● **SET TASK**: Report how many lines contain "script", with no other words.

++++ INPUT DATA ++++

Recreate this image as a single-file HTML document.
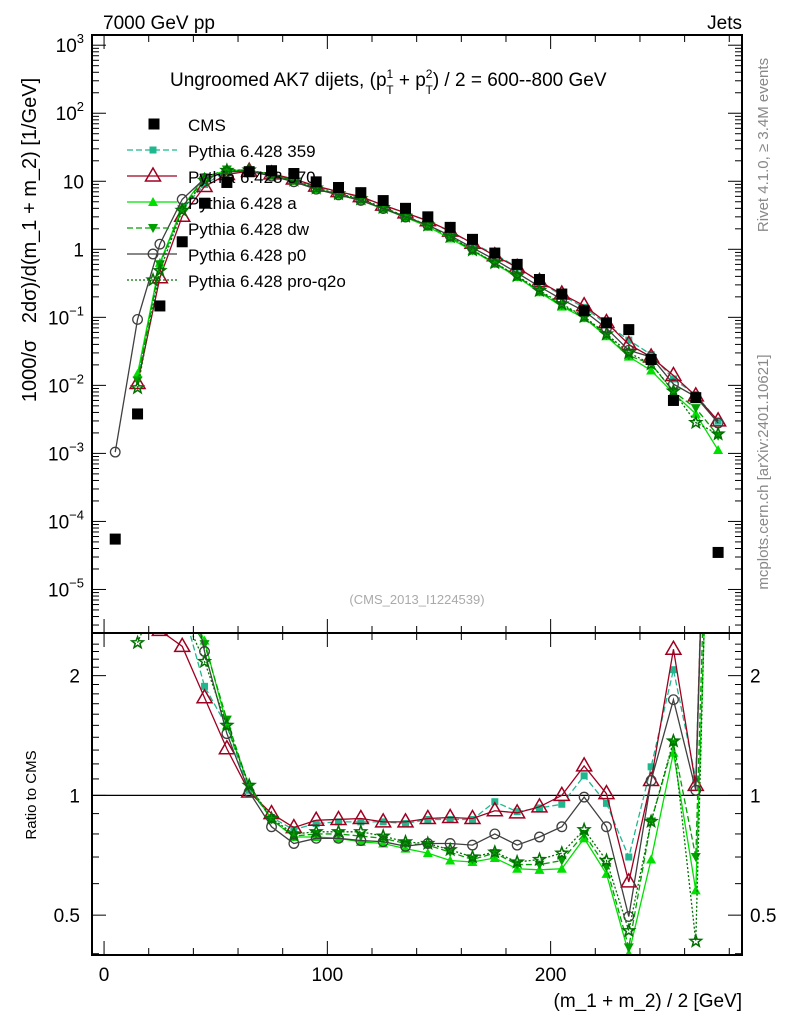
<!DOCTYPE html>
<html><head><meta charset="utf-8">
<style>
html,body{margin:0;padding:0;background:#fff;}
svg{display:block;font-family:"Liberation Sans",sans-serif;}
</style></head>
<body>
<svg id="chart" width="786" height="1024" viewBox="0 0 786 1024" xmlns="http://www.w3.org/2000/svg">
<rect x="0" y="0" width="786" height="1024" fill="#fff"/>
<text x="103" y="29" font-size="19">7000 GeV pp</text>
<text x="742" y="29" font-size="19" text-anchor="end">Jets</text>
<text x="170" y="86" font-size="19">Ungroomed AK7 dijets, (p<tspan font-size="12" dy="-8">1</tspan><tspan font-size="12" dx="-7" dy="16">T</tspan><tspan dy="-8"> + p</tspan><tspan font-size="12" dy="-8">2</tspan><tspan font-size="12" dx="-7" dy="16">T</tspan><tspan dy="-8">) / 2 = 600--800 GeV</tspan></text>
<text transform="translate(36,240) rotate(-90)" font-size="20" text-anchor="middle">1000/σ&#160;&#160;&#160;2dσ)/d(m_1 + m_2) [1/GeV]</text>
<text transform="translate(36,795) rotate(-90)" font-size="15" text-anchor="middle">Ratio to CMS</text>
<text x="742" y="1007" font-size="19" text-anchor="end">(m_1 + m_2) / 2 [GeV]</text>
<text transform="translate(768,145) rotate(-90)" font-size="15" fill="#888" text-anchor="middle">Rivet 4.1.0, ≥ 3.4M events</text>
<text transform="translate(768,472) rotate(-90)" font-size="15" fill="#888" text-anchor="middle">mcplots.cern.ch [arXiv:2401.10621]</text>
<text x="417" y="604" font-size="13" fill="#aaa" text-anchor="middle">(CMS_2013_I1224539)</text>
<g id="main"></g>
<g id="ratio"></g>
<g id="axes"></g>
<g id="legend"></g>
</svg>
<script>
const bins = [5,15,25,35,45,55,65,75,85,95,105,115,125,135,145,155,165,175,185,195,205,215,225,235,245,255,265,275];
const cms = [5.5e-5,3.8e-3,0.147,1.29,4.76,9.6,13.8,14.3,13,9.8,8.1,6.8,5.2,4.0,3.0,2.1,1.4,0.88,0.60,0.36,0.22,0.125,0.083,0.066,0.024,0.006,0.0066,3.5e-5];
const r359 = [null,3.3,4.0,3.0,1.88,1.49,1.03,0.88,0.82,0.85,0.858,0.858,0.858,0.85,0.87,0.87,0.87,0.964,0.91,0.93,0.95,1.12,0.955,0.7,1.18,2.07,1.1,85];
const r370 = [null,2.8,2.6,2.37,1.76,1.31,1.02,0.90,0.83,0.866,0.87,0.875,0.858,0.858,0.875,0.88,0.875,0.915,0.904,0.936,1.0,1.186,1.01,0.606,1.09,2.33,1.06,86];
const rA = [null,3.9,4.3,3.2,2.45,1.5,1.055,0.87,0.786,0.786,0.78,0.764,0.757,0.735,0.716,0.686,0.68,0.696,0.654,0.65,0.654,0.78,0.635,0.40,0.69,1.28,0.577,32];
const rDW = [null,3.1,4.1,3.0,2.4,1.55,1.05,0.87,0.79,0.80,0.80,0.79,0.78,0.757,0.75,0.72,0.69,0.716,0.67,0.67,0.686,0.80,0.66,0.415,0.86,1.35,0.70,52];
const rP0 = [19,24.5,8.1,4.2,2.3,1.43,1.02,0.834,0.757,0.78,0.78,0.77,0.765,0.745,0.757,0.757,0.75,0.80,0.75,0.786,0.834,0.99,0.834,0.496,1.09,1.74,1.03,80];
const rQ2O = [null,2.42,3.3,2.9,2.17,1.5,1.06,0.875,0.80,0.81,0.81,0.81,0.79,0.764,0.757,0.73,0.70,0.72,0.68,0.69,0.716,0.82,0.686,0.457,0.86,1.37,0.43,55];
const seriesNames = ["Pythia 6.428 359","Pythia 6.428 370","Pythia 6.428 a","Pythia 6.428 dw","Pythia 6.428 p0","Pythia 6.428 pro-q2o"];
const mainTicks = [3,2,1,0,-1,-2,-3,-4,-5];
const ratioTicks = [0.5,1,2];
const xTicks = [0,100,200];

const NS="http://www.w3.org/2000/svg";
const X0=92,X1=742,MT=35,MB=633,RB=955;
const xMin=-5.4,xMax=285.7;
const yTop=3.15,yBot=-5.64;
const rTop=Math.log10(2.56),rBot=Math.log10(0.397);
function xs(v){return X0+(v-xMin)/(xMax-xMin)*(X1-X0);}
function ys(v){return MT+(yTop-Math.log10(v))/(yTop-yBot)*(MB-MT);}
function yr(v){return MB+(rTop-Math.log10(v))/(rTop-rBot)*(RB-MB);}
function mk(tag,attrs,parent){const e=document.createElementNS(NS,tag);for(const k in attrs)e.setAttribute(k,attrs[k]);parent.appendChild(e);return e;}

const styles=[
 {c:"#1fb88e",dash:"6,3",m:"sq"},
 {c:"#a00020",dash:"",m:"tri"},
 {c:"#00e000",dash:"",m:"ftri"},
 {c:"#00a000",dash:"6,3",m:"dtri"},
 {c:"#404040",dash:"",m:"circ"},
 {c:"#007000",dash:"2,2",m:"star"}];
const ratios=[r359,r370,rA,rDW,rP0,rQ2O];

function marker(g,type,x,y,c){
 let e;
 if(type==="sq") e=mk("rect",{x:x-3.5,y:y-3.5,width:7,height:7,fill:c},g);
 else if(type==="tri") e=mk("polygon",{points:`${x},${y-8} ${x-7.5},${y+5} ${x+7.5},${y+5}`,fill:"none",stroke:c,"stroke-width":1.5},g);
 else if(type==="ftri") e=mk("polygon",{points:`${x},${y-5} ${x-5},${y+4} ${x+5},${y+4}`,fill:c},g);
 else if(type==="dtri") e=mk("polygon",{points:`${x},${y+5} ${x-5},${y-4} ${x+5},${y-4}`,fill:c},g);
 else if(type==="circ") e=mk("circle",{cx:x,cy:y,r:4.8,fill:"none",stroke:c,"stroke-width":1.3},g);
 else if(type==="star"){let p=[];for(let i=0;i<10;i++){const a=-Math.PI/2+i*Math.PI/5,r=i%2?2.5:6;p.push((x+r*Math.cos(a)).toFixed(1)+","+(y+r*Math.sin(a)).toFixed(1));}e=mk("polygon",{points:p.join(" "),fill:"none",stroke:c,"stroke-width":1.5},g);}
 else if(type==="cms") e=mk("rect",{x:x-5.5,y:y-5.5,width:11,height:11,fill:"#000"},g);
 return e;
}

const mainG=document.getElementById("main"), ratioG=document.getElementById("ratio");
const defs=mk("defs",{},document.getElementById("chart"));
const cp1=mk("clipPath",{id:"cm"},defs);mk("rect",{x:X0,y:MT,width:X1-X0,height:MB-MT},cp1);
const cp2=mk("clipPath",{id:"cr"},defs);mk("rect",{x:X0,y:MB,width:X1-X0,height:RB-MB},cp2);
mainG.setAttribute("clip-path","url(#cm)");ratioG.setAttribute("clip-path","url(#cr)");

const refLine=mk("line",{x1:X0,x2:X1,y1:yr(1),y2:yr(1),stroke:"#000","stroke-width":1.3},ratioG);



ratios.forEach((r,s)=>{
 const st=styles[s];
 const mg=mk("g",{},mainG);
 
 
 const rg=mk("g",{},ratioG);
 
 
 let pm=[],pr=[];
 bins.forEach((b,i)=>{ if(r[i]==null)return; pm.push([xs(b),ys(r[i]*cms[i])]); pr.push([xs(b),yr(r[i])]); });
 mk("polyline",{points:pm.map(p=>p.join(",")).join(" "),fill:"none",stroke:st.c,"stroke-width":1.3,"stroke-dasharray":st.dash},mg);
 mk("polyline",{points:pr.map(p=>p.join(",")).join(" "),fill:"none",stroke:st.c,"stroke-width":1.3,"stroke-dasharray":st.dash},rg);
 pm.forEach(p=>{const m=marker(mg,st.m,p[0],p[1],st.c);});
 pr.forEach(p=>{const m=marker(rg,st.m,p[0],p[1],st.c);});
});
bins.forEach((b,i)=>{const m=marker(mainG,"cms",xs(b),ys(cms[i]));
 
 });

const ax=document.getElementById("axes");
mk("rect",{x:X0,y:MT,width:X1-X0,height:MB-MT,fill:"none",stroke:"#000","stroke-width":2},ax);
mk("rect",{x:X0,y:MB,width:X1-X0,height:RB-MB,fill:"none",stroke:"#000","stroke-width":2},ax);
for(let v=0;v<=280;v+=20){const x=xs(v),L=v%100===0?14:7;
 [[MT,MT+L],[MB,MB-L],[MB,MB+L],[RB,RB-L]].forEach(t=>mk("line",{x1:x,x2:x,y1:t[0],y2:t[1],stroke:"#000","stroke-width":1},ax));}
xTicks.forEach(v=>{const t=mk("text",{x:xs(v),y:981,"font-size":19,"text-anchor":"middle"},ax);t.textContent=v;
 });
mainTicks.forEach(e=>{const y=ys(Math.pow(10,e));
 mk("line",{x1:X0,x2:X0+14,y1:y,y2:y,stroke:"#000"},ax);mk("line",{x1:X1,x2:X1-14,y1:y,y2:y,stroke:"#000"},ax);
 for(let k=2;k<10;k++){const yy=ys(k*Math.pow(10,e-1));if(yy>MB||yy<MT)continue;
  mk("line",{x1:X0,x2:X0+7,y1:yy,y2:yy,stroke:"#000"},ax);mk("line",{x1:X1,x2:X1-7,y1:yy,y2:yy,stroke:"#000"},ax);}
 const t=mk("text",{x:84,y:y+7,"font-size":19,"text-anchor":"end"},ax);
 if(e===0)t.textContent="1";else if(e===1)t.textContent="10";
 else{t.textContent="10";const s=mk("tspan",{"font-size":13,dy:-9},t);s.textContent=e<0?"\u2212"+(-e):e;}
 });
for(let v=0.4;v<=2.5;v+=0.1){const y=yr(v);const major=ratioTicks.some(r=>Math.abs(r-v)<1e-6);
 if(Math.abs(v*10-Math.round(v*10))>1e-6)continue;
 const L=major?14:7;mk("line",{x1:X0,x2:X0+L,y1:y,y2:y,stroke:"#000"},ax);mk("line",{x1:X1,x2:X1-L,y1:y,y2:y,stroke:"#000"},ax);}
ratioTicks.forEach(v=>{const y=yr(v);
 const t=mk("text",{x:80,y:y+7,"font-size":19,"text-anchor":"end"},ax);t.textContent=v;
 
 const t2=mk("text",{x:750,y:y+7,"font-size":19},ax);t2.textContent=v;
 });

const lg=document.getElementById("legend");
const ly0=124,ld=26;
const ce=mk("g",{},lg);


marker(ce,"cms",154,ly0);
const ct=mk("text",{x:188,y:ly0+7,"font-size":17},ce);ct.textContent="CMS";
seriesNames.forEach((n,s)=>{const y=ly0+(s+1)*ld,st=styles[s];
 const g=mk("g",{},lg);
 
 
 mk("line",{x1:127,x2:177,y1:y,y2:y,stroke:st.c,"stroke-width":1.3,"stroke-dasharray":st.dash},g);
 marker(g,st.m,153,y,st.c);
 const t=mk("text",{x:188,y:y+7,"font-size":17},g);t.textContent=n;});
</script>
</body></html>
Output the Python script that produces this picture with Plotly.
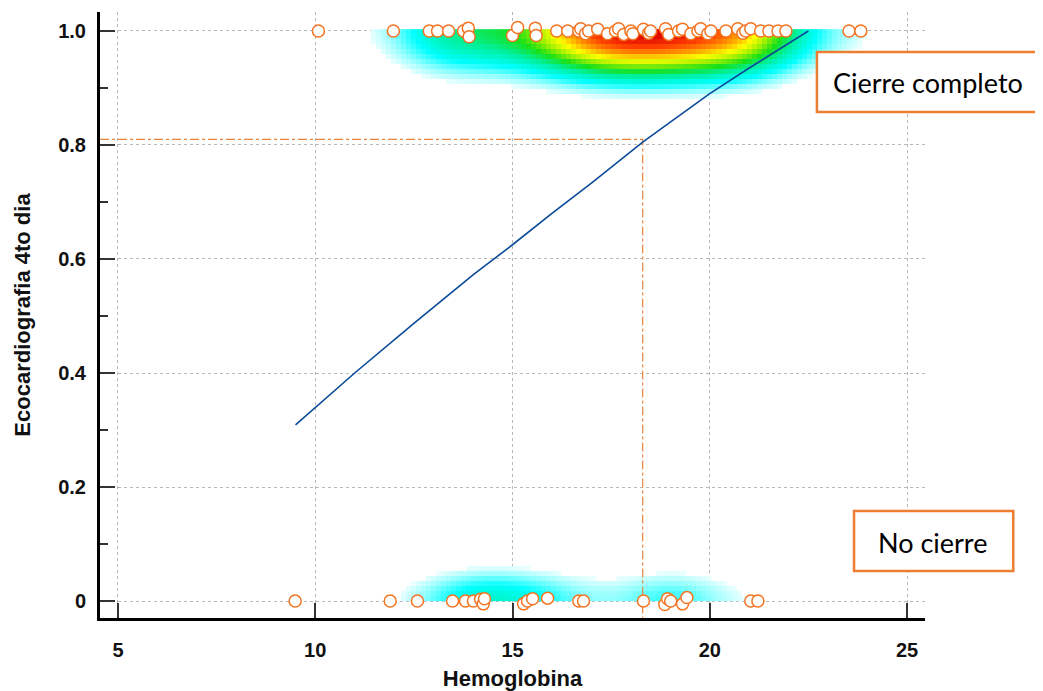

++++

● **ANSWER IN FULL**: 3